About one in six high school students report having been bullied online in a given year, a new analysis of federal data shows.
Analyzing survey responses from the Centers for Disease Control and Prevention, Dr. Andrew Adesman of Cohen Children's Medical Center of New York found that about 16 percent of high school students reported being electronically bullied within 12 months of the survey. And girls were more than twice as likely to report being a cyberbullying victim.
As part of its Youth Risk Behavior Surveillance System, which surveys high school students every other year, the CDC for the first time asked students whether they had been a victim of electronic bullying in the past 12 months, including through email, chat rooms, instant messaging, websites, and texting. And the survey asked how many hours they play video or computer games or use a computer for something not related to school. The survey asked questions of 15,425 public and private high school students in 2011.
At the annual Pediatric Academic Societies meeting in Washington this week, Adesman presented some of the results, which also showed that white students reported being the victim of cyberbullying more than twice as frequently as blacks.
And 31 percent of high school students reported spending three or more hours a day playing video games or using a computer for something unrelated to schoolwork. About 35 percent of boys, compared with 27 percent of girls, reported playing for more than three hours a day.

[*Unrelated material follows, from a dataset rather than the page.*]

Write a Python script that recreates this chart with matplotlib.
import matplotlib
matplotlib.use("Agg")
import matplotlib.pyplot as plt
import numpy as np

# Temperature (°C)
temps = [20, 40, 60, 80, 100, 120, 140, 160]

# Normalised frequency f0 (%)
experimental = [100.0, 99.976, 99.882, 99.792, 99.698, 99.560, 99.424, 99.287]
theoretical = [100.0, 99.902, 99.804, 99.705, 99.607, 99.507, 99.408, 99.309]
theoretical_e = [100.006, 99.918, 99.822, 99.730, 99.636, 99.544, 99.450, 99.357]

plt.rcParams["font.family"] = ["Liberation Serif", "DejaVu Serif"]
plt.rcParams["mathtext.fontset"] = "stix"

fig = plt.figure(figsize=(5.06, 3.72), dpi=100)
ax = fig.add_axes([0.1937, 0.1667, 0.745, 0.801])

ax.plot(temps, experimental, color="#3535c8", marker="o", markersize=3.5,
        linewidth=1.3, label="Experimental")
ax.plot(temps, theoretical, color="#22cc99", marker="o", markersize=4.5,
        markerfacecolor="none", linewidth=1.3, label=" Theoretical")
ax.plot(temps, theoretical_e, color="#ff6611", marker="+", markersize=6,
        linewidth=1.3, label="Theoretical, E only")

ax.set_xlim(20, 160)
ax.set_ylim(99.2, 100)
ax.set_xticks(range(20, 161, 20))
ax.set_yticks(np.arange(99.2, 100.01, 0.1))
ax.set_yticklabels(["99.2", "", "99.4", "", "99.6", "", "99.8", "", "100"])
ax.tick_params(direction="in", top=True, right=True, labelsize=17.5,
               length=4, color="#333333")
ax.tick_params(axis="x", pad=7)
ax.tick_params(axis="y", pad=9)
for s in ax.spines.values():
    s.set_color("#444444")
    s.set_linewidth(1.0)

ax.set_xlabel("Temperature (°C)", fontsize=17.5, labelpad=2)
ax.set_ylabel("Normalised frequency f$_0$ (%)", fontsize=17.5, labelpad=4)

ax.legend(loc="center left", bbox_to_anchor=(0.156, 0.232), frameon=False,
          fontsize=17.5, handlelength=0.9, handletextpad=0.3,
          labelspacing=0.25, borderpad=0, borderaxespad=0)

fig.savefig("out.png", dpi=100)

"Electronic bullying is a very real yet silent danger that may be traumatizing children and teens without parental knowledge and has the potential to lead to devastating consequences," said principal investigator Karen Ginsburg, also at Cohen Children's Medical Center of New York, in a press release.
Consider though, that I wrote about almost the opposite finding less than a year ago.
The study, by longtime bullying researcher Dan Olweus of the University of Bergen, Norway, found that while, on average, 18 percent of American students said they had been verbally bullied; those who said they had been cyberbullied was about 4.5 percent. About 11 percent of Norwegian students said they had been verbally bullied, compared to 3.4 percent who said they had been bullied in some electronic format. The study was published online in May (2012) in the European Journal of Developmental Psychology.
The Olweus research involved 450,490 students in 1,349 American schools surveyed between 2007 and 2010 and another 9,000 Norwegian students at 41 schools.